While techies as a whole are pretty open minded, they tend to be snobby about one trait when considering possible partners: brains. If you want to date a techie, you need to have some university cred.
“Education is really important to techies — maybe more so than other professionals,” Brinkman says. “They’re interested in what degrees people hold and which schools they went to. They’re not necessarily looking for another techie, just someone who is well educated.”
Besides intelligence, techies are looking for potential mates who are open minded, have a sense of humor and like to travel. They don’t want to end up with partners who work as many hours a week as they do.
“Techies are looking for someone who is willing to play and be spontaneous, not just another workaholic,” Paiva says. “In a cultural environment where everyone is working 60, 70 or more hours per week, what they’re looking for is balance. It’s kind of like a fantasy they hope to attain through their partners.”
When techies are choosing a steady, stock options are a plus.
“Meeting a woman who is financially stable is very, very important to techies,” Paiva says.

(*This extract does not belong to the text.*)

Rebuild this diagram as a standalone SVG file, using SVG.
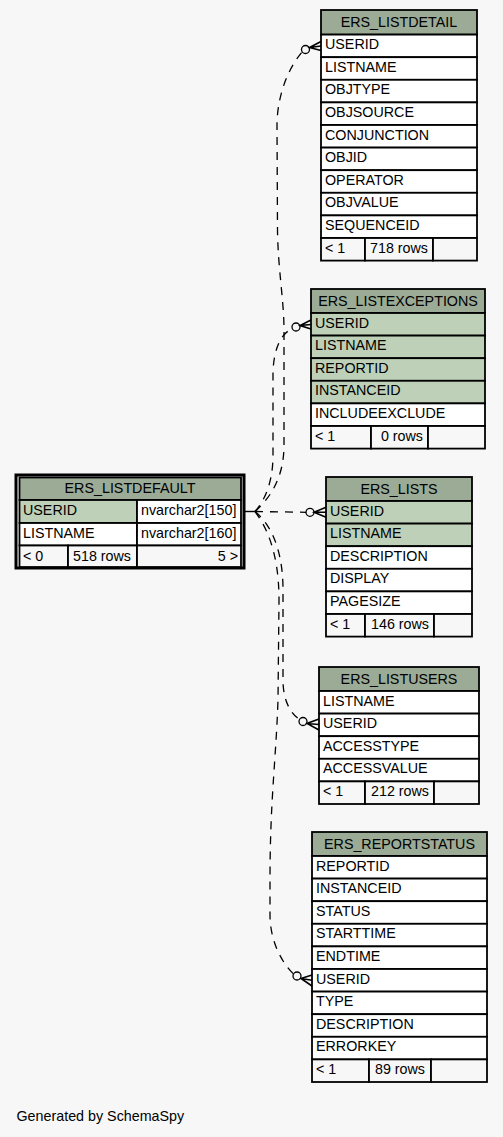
<svg xmlns="http://www.w3.org/2000/svg" width="503" height="1137" viewBox="0 0 503 1137">
<style>
text{font-family:"Liberation Sans",Arial,sans-serif;font-size:14.3px;fill:#000}
.c{text-anchor:middle}
.e{text-anchor:end}
.hd{fill:#9bab96;stroke:#000;stroke-width:1.8}
.k{fill:#bed1b8;stroke:#000;stroke-width:1.8}
.w{fill:#fff;stroke:#000;stroke-width:1.8}
.f{fill:#f7f7f7;stroke:#000;stroke-width:1.8}
.ln{fill:none;stroke:#000;stroke-width:1.3;stroke-dasharray:8,7}
.cr{fill:none;stroke:#000;stroke-width:1.6}
.ci{fill:none;stroke:#000;stroke-width:1.3}
</style>
<rect x="0" y="0" width="503" height="1137" fill="#f7f7f7"/>

<g id="connectors">
<path d="M244,511.5 L255,511.5" fill="none" stroke="#000" stroke-width="1.4"/>
<path class="ln" d="M255,511.5 C270,498 284,478 284,445 L284,330 C284,300 278,270 277.5,230 L277,125 C277,105 283,75 302,52"/>
<path class="ln" d="M255,511.5 C265,500 273,482 273,455 L273,375 C273,350 281,333 292,329"/>
<path class="ln" d="M255,511.5 L306,512.3"/>
<path class="ln" d="M255,511.5 C268,522 283,545 283,590 L283,680 C283,700 290,713 299.5,719.5"/>
<path class="ln" d="M255,511.5 C265,525 279,550 279,600 L278,700 C276,760 270,800 270,880 L270,915 C270,940 281,962 293.5,974"/>
<circle class="ci" cx="305.5" cy="49.5" r="4"/>
<path class="cr" d="M321,41.5 L309.5,47.5 L321,50.5 M309.5,47.5 L321,46"/>
<circle class="ci" cx="296" cy="327" r="4"/>
<path class="cr" d="M311,320 L300,325.5 L311,329 M300,325.5 L311,324.5"/>
<circle class="ci" cx="310" cy="512.3" r="4"/>
<path class="cr" d="M326,507.3 L314,512.3 L326,517.3 M314,512.3 L326,512.3"/>
<circle class="ci" cx="303" cy="721.5" r="4"/>
<path class="cr" d="M319,719 L307,723.5 L319,730 M307,723.5 L319,724.5"/>
<circle class="ci" cx="297" cy="976" r="4"/>
<path class="cr" d="M312,975 L301,978.5 L312,986 M301,978.5 L312,980.3"/>
</g>

<g id="ERS_LISTDEFAULT">
<rect x="16" y="475" width="228" height="93" fill="none" stroke="#000" stroke-width="3"/>
<rect class="hd" x="19.5" y="477.5" width="221.5" height="22.5"/>
<text class="c" x="130" y="492.5">ERS_LISTDEFAULT</text>
<rect class="k" x="19.5" y="500" width="117.5" height="23"/>
<rect class="w" x="137" y="500" width="104" height="23"/>
<text x="23" y="515">USERID</text>
<text x="141" y="515">nvarchar2[150]</text>
<rect class="w" x="19.5" y="523" width="117.5" height="22.5"/>
<rect class="w" x="137" y="523" width="104" height="22.5"/>
<text x="23" y="538">LISTNAME</text>
<text x="141" y="538">nvarchar2[160]</text>
<rect class="f" x="19.5" y="545.5" width="48.5" height="21.5"/>
<rect class="f" x="68" y="545.5" width="69" height="21.5"/>
<rect class="f" x="137" y="545.5" width="104" height="21.5"/>
<text x="23" y="560.5">&lt; 0</text>
<text class="e" x="131" y="560.5">518 rows</text>
<text class="e" x="238" y="560.5">5 &gt;</text>
</g>

<g id="ERS_LISTDETAIL">
<rect class="hd" x="321" y="10" width="156" height="24.6"/>
<text class="c" x="399" y="26.5">ERS_LISTDETAIL</text>
<rect class="w" x="321" y="34.6" width="156" height="22.6"/><text x="325" y="49.1">USERID</text>
<rect class="w" x="321" y="57.2" width="156" height="22.6"/><text x="325" y="71.7">LISTNAME</text>
<rect class="w" x="321" y="79.8" width="156" height="22.6"/><text x="325" y="94.3">OBJTYPE</text>
<rect class="w" x="321" y="102.4" width="156" height="22.6"/><text x="325" y="116.9">OBJSOURCE</text>
<rect class="w" x="321" y="125" width="156" height="22.6"/><text x="325" y="139.5">CONJUNCTION</text>
<rect class="w" x="321" y="147.6" width="156" height="22.6"/><text x="325" y="162.1">OBJID</text>
<rect class="w" x="321" y="170.2" width="156" height="22.6"/><text x="325" y="184.7">OPERATOR</text>
<rect class="w" x="321" y="192.8" width="156" height="22.6"/><text x="325" y="207.3">OBJVALUE</text>
<rect class="w" x="321" y="215.4" width="156" height="22.6"/><text x="325" y="229.9">SEQUENCEID</text>
<rect class="f" x="321" y="238" width="44" height="22.6"/>
<rect class="f" x="365" y="238" width="68" height="22.6"/>
<rect class="f" x="433" y="238" width="44" height="22.6"/>
<text x="325" y="252.5">&lt; 1</text>
<text class="e" x="428" y="252.5">718 rows</text>
</g>

<g id="ERS_LISTEXCEPTIONS">
<rect class="hd" x="311" y="289" width="174" height="24"/>
<text class="c" x="398" y="305.5">ERS_LISTEXCEPTIONS</text>
<rect class="k" x="311" y="313" width="174" height="22.6"/><text x="315" y="327.5">USERID</text>
<rect class="k" x="311" y="335.6" width="174" height="22.6"/><text x="315" y="350.1">LISTNAME</text>
<rect class="k" x="311" y="358.2" width="174" height="22.6"/><text x="315" y="372.7">REPORTID</text>
<rect class="k" x="311" y="380.8" width="174" height="22.6"/><text x="315" y="395.3">INSTANCEID</text>
<rect class="w" x="311" y="403.4" width="174" height="22.6"/><text x="315" y="417.9">INCLUDEEXCLUDE</text>
<rect class="f" x="311" y="426" width="60" height="22.6"/>
<rect class="f" x="371" y="426" width="57" height="22.6"/>
<rect class="f" x="428" y="426" width="57" height="22.6"/>
<text x="315" y="440.5">&lt; 1</text>
<text class="e" x="423" y="440.5">0 rows</text>
</g>

<g id="ERS_LISTS">
<rect class="hd" x="326" y="477" width="146" height="24"/>
<text class="c" x="399" y="493.5">ERS_LISTS</text>
<rect class="k" x="326" y="501" width="146" height="22.6"/><text x="330" y="515.5">USERID</text>
<rect class="k" x="326" y="523.6" width="146" height="22.6"/><text x="330" y="538.1">LISTNAME</text>
<rect class="w" x="326" y="546.2" width="146" height="22.6"/><text x="330" y="560.7">DESCRIPTION</text>
<rect class="w" x="326" y="568.8" width="146" height="22.6"/><text x="330" y="583.3">DISPLAY</text>
<rect class="w" x="326" y="591.4" width="146" height="22.6"/><text x="330" y="605.9">PAGESIZE</text>
<rect class="f" x="326" y="614" width="39" height="22.6"/>
<rect class="f" x="365" y="614" width="69" height="22.6"/>
<rect class="f" x="434" y="614" width="38" height="22.6"/>
<text x="330" y="628.5">&lt; 1</text>
<text class="e" x="429" y="628.5">146 rows</text>
</g>

<g id="ERS_LISTUSERS">
<rect class="hd" x="319" y="667" width="160" height="24"/>
<text class="c" x="399" y="683.5">ERS_LISTUSERS</text>
<rect class="w" x="319" y="691" width="160" height="22.6"/><text x="323" y="705.5">LISTNAME</text>
<rect class="w" x="319" y="713.6" width="160" height="22.6"/><text x="323" y="728.1">USERID</text>
<rect class="w" x="319" y="736.2" width="160" height="22.6"/><text x="323" y="750.7">ACCESSTYPE</text>
<rect class="w" x="319" y="758.8" width="160" height="22.6"/><text x="323" y="773.3">ACCESSVALUE</text>
<rect class="f" x="319" y="781.4" width="46" height="22.6"/>
<rect class="f" x="365" y="781.4" width="69" height="22.6"/>
<rect class="f" x="434" y="781.4" width="45" height="22.6"/>
<text x="323" y="795.9">&lt; 1</text>
<text class="e" x="429" y="795.9">212 rows</text>
</g>

<g id="ERS_REPORTSTATUS">
<rect class="hd" x="312" y="832" width="175" height="24"/>
<text class="c" x="399.5" y="848.5">ERS_REPORTSTATUS</text>
<rect class="w" x="312" y="856" width="175" height="22.6"/><text x="316" y="870.5">REPORTID</text>
<rect class="w" x="312" y="878.6" width="175" height="22.6"/><text x="316" y="893.1">INSTANCEID</text>
<rect class="w" x="312" y="901.2" width="175" height="22.6"/><text x="316" y="915.7">STATUS</text>
<rect class="w" x="312" y="923.8" width="175" height="22.6"/><text x="316" y="938.3">STARTTIME</text>
<rect class="w" x="312" y="946.4" width="175" height="22.6"/><text x="316" y="960.9">ENDTIME</text>
<rect class="w" x="312" y="969" width="175" height="22.6"/><text x="316" y="983.5">USERID</text>
<rect class="w" x="312" y="991.6" width="175" height="22.6"/><text x="316" y="1006.1">TYPE</text>
<rect class="w" x="312" y="1014.2" width="175" height="22.6"/><text x="316" y="1028.7">DESCRIPTION</text>
<rect class="w" x="312" y="1036.8" width="175" height="22.6"/><text x="316" y="1051.3">ERRORKEY</text>
<rect class="f" x="312" y="1059.4" width="57" height="22.6"/>
<rect class="f" x="369" y="1059.4" width="62" height="22.6"/>
<rect class="f" x="431" y="1059.4" width="56" height="22.6"/>
<text x="316" y="1073.9">&lt; 1</text>
<text class="e" x="425" y="1073.9">89 rows</text>
</g>

<text x="16.5" y="1121">Generated by SchemaSpy</text>
</svg>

If you can get them to dress up, techies make excellent partners, matchmakers say. That’s because most of them are looking for long-term relationships. They’re not trying to be players.
“Techies are very, very marriage minded,” Paiva says. “They really want to settle down….They like the idea of having a family and children.”
“Techies are good, dependable people,” Brinkman says. “They are the salt of the earth. They are real about their relationships. What you see is what you get. There’s none of that deception you get with other professionals. Generally, with that particular group, most of our clients come to us to find a steady relationship and to get married.”